Re: Mixing classes and instances from Piero Bonatti on 2022-01-18 (public-dpvcg@w3.org from January 2022)

From: Piero Bonatti <pieroandrea.bonatti@unina.it>
Date: Tue, 18 Jan 2022 17:50:57 +0100
To: public-dpvcg@w3.org
Message-ID: <80ab4810-9785-08e4-14bb-9d446a9529c4@unina.it>
Hallo Rinke,

A few answers from my side:

On 18/01/22 16:12, Hoekstra, Rinke (ELS-AMS) wrote:
> Secondly, I do not understand the choice to model all of the categories 
> as classes. What are the intended instances of these classes?

A few examples may clarify:
The instances of class "Location" are specific points on the earth 
surface, e.g. expressed with coordinates.

The instances of "mac address" are the concrete mac addresses of 
specific devices

The instances of "email address" are the specific email addresses of the 
data subjects

and so on

The intuition is the following: When a privacy policy says that the data 
being processed is "location" then it says that the actual data crunched 
by the application may potentially involve any coordinates where the 
data subject may happen to be. When a privacy policy says that the data 
being processed is "mac address" then it says that the actual data 
crunched by the application may potentially involve the mac address of 
any device that the data subject may happen to use.  This is indeed the 
kind of statements that a privacy policy is expected to contain - it 
would certainly not say "I'm going to to use only the location you are 
at now" or "just the mac address of the old notebook you use today and 
you are about to replace soon"...

> 
> I can see a discussion related to this topic took place at the Nov 2020 
> meeting [2], but the outcome seemed to be more around removing 
> domain/range restrictions so that the solution around the issue above, 
> as proposed by Victor (:wave:) in e.g. [3] gets hidden under the carpet 
> (Victor suggested that the range of e.g. dpv:hasProcessing is a blank 
> node that is an instance of dpv:Collect). Yes, that’s ugly [4], and I 
> agree with Rob’s suggestion here to use SKOS or instances and enumerated 
> classes. I think Harsh also supports this in his emails [5].
> 
> The arguments against this appear to be around inferencing, but I don’t 
> see what inferencing task is served by modeling these categories as classes.

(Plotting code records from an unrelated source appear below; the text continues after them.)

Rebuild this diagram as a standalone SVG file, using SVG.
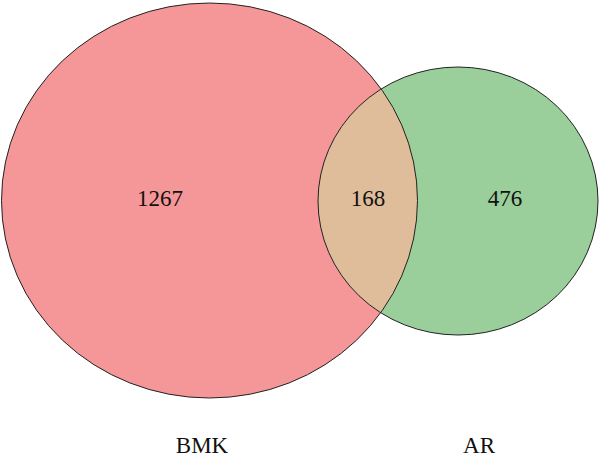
<svg xmlns="http://www.w3.org/2000/svg" width="600" height="463" viewBox="0 0 600 463">
<style>
.lbl{font-family:"Liberation Serif","DejaVu Serif",serif;font-size:23px;fill:#111;text-anchor:middle}
.edge{fill:none;stroke:#222;stroke-width:1}
</style>
<defs>
<clipPath id="clipL"><ellipse cx="209.5" cy="200.5" rx="208" ry="197.5"/></clipPath>
</defs>
<rect width="600" height="463" fill="#ffffff"/>
<g id="BMK">
<ellipse cx="209.5" cy="200.5" rx="208" ry="197.5" fill="#F59799"/>
</g>
<g id="AR">
<ellipse cx="458" cy="201" rx="140" ry="134" fill="#9ACE9B"/>
</g>
<g id="overlap">
<ellipse cx="458" cy="201" rx="140" ry="134" fill="#E0BD9A" clip-path="url(#clipL)"/>
</g>
<g id="outlines">
<ellipse class="edge" cx="209.5" cy="200.5" rx="208" ry="197.5"/>
<ellipse class="edge" cx="458" cy="201" rx="140" ry="134"/>
</g>
<g id="labels">
<text class="lbl" x="160" y="206">1267</text>
<text class="lbl" x="368" y="206">168</text>
<text class="lbl" x="505" y="206">476</text>
<text class="lbl" x="202" y="453">BMK</text>
<text class="lbl" x="479" y="453">AR</text>
</g>
</svg>
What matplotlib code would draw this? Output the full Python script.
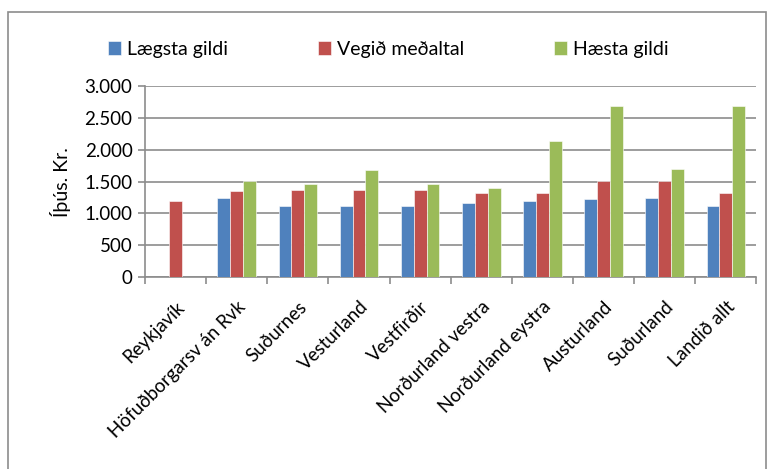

The inferencing task is *compliance checking* (of a privacy policy with 
respect to the consent of a data subject, or with the GDPR).

with the class-based approach, each policy is simply the class of 
operations that it authorizes.  Policy P complies with policy Q if and 
only if the class P is contained in the class Q (i.e. every operation 
authorized by P is also authorized by Q).  You can use standard 
reasoners for compliance checking, and get correctness (no false 
positives) and completeness (no false negatives) for free, because the 
semantics of policies is exactly OWL2's direct semantics of classes.

Note that "policy" here means any of: the privacy policy of the 
controller (or its record of processing); the consent of the user; (a 
formalization of) the objective fragment of the GDPR.  So, with the 
above method, you can check compliance of the privacy policy with both 
consent and the GDPR and get strong "mathematical" guarantees on the 
reliability of the method.

Differently, with the instance-based approaches (including those using 
blank nodes) any pair of different graphs are logically unrelated with 
each other. There is no correspondence between compliance checking and 
logical inferences over the RDF graphs, even if the graphs are logical 
theories in disguise. You have to define and justify an ad-hoc algorithm 
for compliance checking, and argue (how?) that it does the right thing 
and returns no wrong answers.

Example: Suppose a consent statement authorizes some processing of the 
data subject's "account identifier"s, while the privacy policy says that 
the data being processed are "financial account number"s. you would 
expect the privacy policy to comply with that consent because "financial 
account number" is a special case of "account identifier", so consent 
"covers" the privacy policy.  This is what you actually get if "account 
identifiers" and "financial account number" are classes. However, if 
"account identifiers" and "financial account number" are instances and 
the policies are two RDF graphs (i.e. instances themselves), then the 
two RDF graphs/policies have no logical relationships with each other, 
and you can't use RDF semantics to tell whether the privacy policy is 
compliant. You have to re-invent, justify, and validate a compliance 
checking method from scratch, without any linkage to RDF's semantics 
(and without any support from it).

> 
> For instance, if I look at the Primer [1] (don’t know how up-to-date 
> this is), there is an example about AcmeMarketing:
> 
> ex:AcmeMarketing a dpv:PersonalDataHandling ;
> 
>              dpv:hasPersonalDataCategory dpv:EmailAddress ;
> 
>              dpv:hasProcessing dpv:Collect, dpv:Use ;
> 
>              dpv:hasPurpose dpv:Marketing ;
> 
>              dpv:hasDataController ex:Acme .

The above is a natural example of a policy that needs both classes and 
instances.  Unfortunately, RDF can't clearly say which is a class and 
which is an instance.

With the class-based approach, instance-valued properties can be 
expressed with singleton classes, when needed, i.e. one can say that the 
data controller belongs to the class that contains only Acme (in OWL2 
this is expressed with ObjectOneOf( Acme)).  This is equivalent to 
saying that the data controller is precisely Acme.  In this way you get 
full expressiveness, i.e. the advantages of both classes and instances.

At the same time - by using larger classes - you can model joint data 
controllers, or you can give a same consent to a class of related 
controllers (these are just two examples of the possible use of general 
classes as data controller specifications).

If you are interested in a simple and natural JSON syntax that supports 
both classes and instances, please see:

Piero A. Bonatti, Luigi Sauro, Jonathan Langens:
Representing Consent and Policies for Compliance. EuroS&P Workshops 
2021: 283-291

Such JSON dialect is just a handy "external" representation for OWL2 
classes, and gives you all the expressiveness you need, in a 
developer-friendly way.

Regards,

Piero
Received on Tuesday, 18 January 2022 16:51:47 UTC